Kevin and I have been working on FOLD, a tool that adds structure and context to news stories.
FOLD allows you to expand and contract elements of a story (to get more or less detail), and associates a context bar to each section of the story. A context bar can include many elements, including historical background, maps, photographs, citizen media, videos, or technical descriptions.
From observing people consume news, we recognize that readers spend significant time acquiring contextual information in additional browser tabs, taking their attention away from the story at hand. FOLD offers journalists a way to provide readers with a curated “tangent.”
For the final project, Kevin and I would like to continue our work on FOLD by:
1) Conducting further observations of readers interacting with complex and/or emerging stories so we can see their processes of trying to understand the news (e.g. Do they pull up other sources to look up a specific concept or prior event? If so, how often? Do they give up reading the article altogether?
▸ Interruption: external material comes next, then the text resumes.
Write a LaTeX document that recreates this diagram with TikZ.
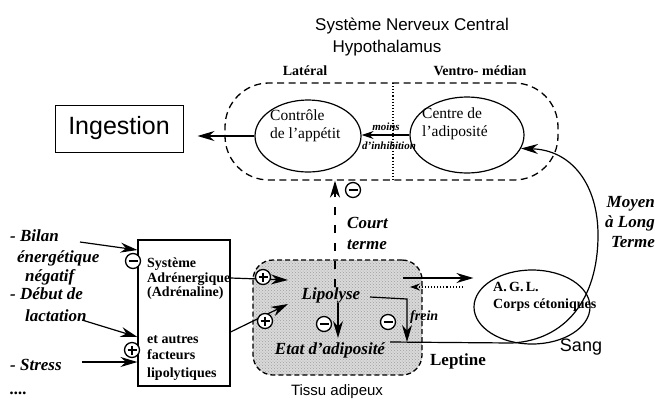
\documentclass[tikz,border=0pt]{standalone}
\usepackage{fontspec}
\setmainfont{Liberation Serif}
\setsansfont{Liberation Sans}
\usetikzlibrary{arrows.meta,shapes.geometric,patterns}
\newcommand\fsz[2]{\fontsize{#1}{#2}\selectfont}
\begin{document}
\begin{tikzpicture}[x=1pt,y=-1pt,
  arr/.style={-{Stealth[length=17pt,width=10pt]}, line width=1.2pt},
  sgn/.style={circle, draw, line width=1.3pt, fill=white, inner sep=0pt, minimum size=15pt},
  sminus/.style={sgn, path picture={\draw[line width=1.6pt] ([xshift=3pt]path picture bounding box.west) -- ([xshift=-3pt]path picture bounding box.east);}},
  splus/.style={sgn, path picture={\draw[line width=1.6pt] ([xshift=3pt]path picture bounding box.west) -- ([xshift=-3pt]path picture bounding box.east) ([yshift=-3pt]path picture bounding box.north) -- ([yshift=3pt]path picture bounding box.south);}},
  bi/.style={font=\bfseries\itshape\fsz{17}{20}, inner sep=0pt},
  bx/.style={font=\bfseries\fsz{14}{15}, inner sep=0pt, anchor=base west},
  sr/.style={font=\fsz{15.5}{18}, inner sep=0pt, align=left},
  sans/.style={font=\sffamily\fsz{17}{19}, inner sep=0pt}
]
\useasboundingbox (0,0) rectangle (655,400);

% Titles
\node[sans] (t1) at (412,26) {Système Nerveux Central};
\node[sans] (t2) at (387,48) {Hypothalamus};
\node[font=\bfseries\fsz{14}{16}, inner sep=0pt] (lat) at (305,71) {Latéral};
\node[font=\bfseries\fsz{14}{16}, inner sep=0pt] (vm) at (480,71) {Ventro- médian};

% SNC dashed box
\node[draw, line width=1.3pt, dash pattern=on 7pt off 4.5pt, rounded corners=44pt,
      minimum width=333pt, minimum height=97pt] (snc) at (391.5,131.5) {};
\coordinate (dtop) at (393,83);
\coordinate (dbot) at (393,180);
\draw[dotted, line width=1.1pt] (dtop) -- (dbot);

% Ellipses
\node[draw, ellipse, line width=1.2pt, minimum width=106pt, minimum height=72pt] (ctrl) at (308,136) {};
\node[sr, anchor=north west] (ctrlt) at (270,110) {Contrôle\\de l'appétit};
\node[draw, ellipse, line width=1.2pt, minimum width=114pt, minimum height=76pt] (centre) at (467,135) {};
\node[sr, anchor=north west] (centret) at (422,108) {Centre de\\l'adiposité};

% Ingestion
\node[draw, line width=1pt, minimum width=128pt, minimum height=47pt,
      font=\sffamily\fsz{25}{27}] (ing) at (119,128.5) {Ingestion};
\draw[arr, shorten >=14pt] (ctrl.west) -- (ing.east |- ctrl.west);

% moins d'inhibition
\draw[-{Stealth[length=12pt,width=8pt]}, line width=1.2pt] (centre.west |- 0,135) -- (ctrl.east |- 0,135);
\node[font=\bfseries\itshape\fsz{11}{12}, inner sep=0pt] (moins) at (386,127) {moins};
\node[font=\bfseries\itshape\fsz{11}{12}, inner sep=0pt] (inhib) at (389,146) {d'inhibition};

% Adipose tissue
\node[draw, line width=1.3pt, dash pattern=on 5pt off 3pt, rounded corners=20pt,
      preaction={fill=gray!30}, pattern=crosshatch dots, pattern color=gray!75,
      minimum width=169pt, minimum height=115pt] (tissu) at (337.5,317.5) {};
\node[sans, font=\sffamily\fsz{15}{17}] (tissut) at (337,392) {Tissu adipeux};
\node[bi] (lipo) at (331,295) {Lipolyse};
\node[bi] (etat) at (330,350) {Etat d'adiposité};

% Court terme
\draw[arr, dash pattern=on 8pt off 10pt, line width=2pt] (lipo.north -| 335,0) -- (snc.south -| 335,0);
\node[sminus] (m1) at (353,190) {};
\node[bi, anchor=base west] (court) at (347,228) {Court};
\node[bi, anchor=base west] (terme) at (347,249) {terme};

% inside tissue arrows
\coordinate (l1) at (338,303);
\coordinate (l2) at (338,338);
\draw[arr] (l1) -- (l2);
\node[sminus] (m2) at (324,324) {};
\coordinate (f1) at (370,297);
\coordinate (f2) at (407,299);
\coordinate (f3) at (407,342);
\draw[arr] (f1) -- (f2) -- (f3);
\node[sminus] (m3) at (388,322) {};
\node[font=\bfseries\itshape\fsz{14}{16}, inner sep=0pt, anchor=base west] (frein) at (410,320) {frein};

% Left box
\node[draw, line width=1.1pt, minimum width=92pt, minimum height=146pt] (lbox) at (184,313) {};
\node[bx] (b1) at (147,267) {Système};
\node[bx] (b2) at (147,282) {Adrénergique};
\node[bx] (b3) at (147,296) {(Adrénaline)};
\node[bx] (b4) at (147,343) {et autres};
\node[bx] (b5) at (147,359) {facteurs};
\node[bx] (b6) at (147,377) {lipolytiques};

% Left labels
\node[bi, anchor=base west] (lb1) at (10,241) {- Bilan};
\node[bi, anchor=base west] (lb2) at (17,262) {énergétique};
\node[bi, anchor=base west] (lb3) at (25,281) {négatif};
\node[bi, anchor=base west] (lb4) at (10,299) {- Début de};
\node[bi, anchor=base west] (lb5) at (25,321) {lactation};
\node[bi, anchor=base west] (lb6) at (10,370) {- Stress};
\node[bi, anchor=base west] (lb7) at (10,394) {....};

\coordinate (a1) at (80,242);
\coordinate (a2) at (82,320);
\coordinate (a3) at (82,362);
\draw[arr] (a1) -- (lbox.west |- 0,250);
\draw[arr] (a2) -- (lbox.west |- 0,337);
\draw[arr] (a3) -- (lbox.west |- 0,362);
\node[sminus] (m4) at (133,261) {};
\node[splus] (p1) at (132,350) {};

% Left box to tissue
\coordinate (g1) at (288,280);
\coordinate (g2) at (288,304);
\draw[arr] (lbox.east |- 0,278) -- (g1);
\draw[arr] (lbox.east |- 0,332) -- (g2);
\node[splus] (p2) at (263,277) {};
\node[splus] (p3) at (265,321) {};

% AGL
\node[draw, ellipse, line width=1.2pt, minimum width=116pt, minimum height=74pt] (agl) at (532,307) {};
\node[font=\bfseries\fsz{14}{17}, inner sep=0pt, align=left, anchor=north west] (aglt) at (493,282) {A.\,G.\,L.\\Corps cétoniques};
\coordinate (s1) at (403,278);
\coordinate (s2) at (463,287);
\coordinate (s3) at (410,287);
\draw[arr] (s1) -- (agl.west |- s1);
\draw[-{Stealth[length=10pt,width=7pt]}, line width=1.1pt, dotted] (s2) -- (s3);

% Leptine / long term curve
\coordinate (lep) at (390,342);
\coordinate (lepm) at (512,343);
\draw[arr] (lep) -- (lepm) .. controls (565,340) and (598,300) .. (598,235)
   .. controls (598,185) and (572,150) .. (centre.-14);
\node[font=\bfseries\fsz{17}{19}, inner sep=0pt] (lept) at (458,361) {Leptine};
\node[sans, font=\sffamily\fsz{18}{20}] (sang) at (581,347) {Sang};
\node[bi, align=right, anchor=east] (moyen) at (655,222) {Moyen\\à Long\\Terme};
\end{tikzpicture}
\end{document}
What is their understanding of the article after having read it?)
2) Making changes and improvements to the design based on our observations of readers and feedback from the class
3) Adding an authoring platform (so writers can easily turn plain text and photos/videos into FOLD vertical and horizontal ribbons)
4) Conducting user studies with a few journalists in the class, to see if and how their writing process changes when structuring stories in the FOLD way. Extending from that, we can also see if FOLD changes not only how something is written, but what is written.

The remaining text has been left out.